There was a flurry of consultations over how it could be used. The Division wrote to its faculty boards suggesting that graduate students be given space in the renovated Radcliffe Infirmary. The Philosophy Faculty Board’s response was that while our concern to give our graduate students facilities in which they could work had driven much of our planning for Philosophy’s space in the new Humanities Centre, it was essential that this should be in the context of contact with the Faculty. We would welcome our graduates being given space in the RI only if the Philosophy Faculty itself also moved there. And we would only move the Philosophy Faculty if we could take our Library with us. The Division and the University accepted this package, and a year later, here we are, thanks to the commitment, hard work, and cheerful determination of highly skilled professionals, of whom I want in particular to express gratitude to Alain Torri, Matt Eaton, John Kenneally, Tom Moore, Andy Davies, and Hilla Wait, for making Philosophy’s move happen. Each one of these experts in what they do didn’t do what they did alone, but their leadership among those they worked with was crucial. I want also to express the gratitude of the Philosophy Faculty to the Vice-Chancellor and the Humanities Division, for giving us this wonderful space.

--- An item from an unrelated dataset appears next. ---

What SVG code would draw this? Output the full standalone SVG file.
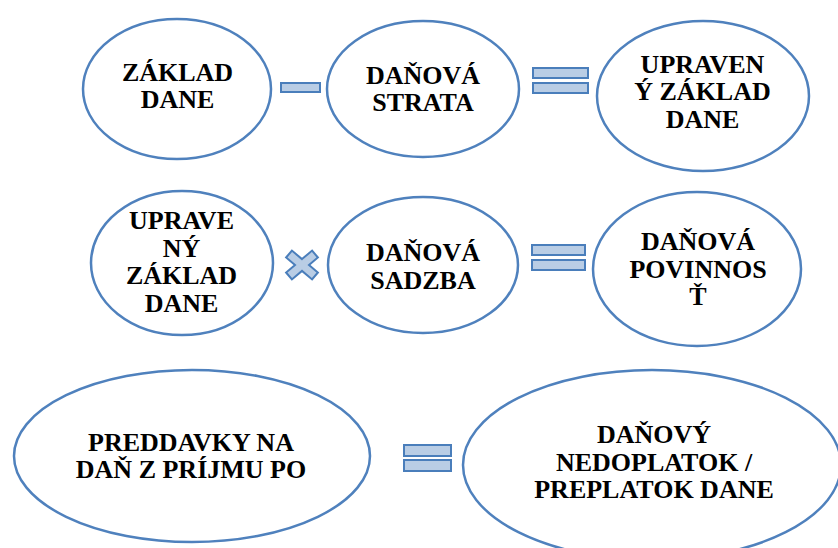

These are Oxford Philosophy’s third premises. 10 Merton Street was a lovely building and we were very happy there, but it is wonderful now to be in such a stunningly beautiful and distinguished building, beautifully renovated, and for our graduate students to have more and better space here than they did in 10 Merton Street. What we planned for the combined Humanities Centre in the ROQ will even better enable us to fulfil our objectives as a world class centre for philosophy teaching, and research. But that may be a long time coming, and in the meanwhile, we shall be, as we already are, delighted to be here."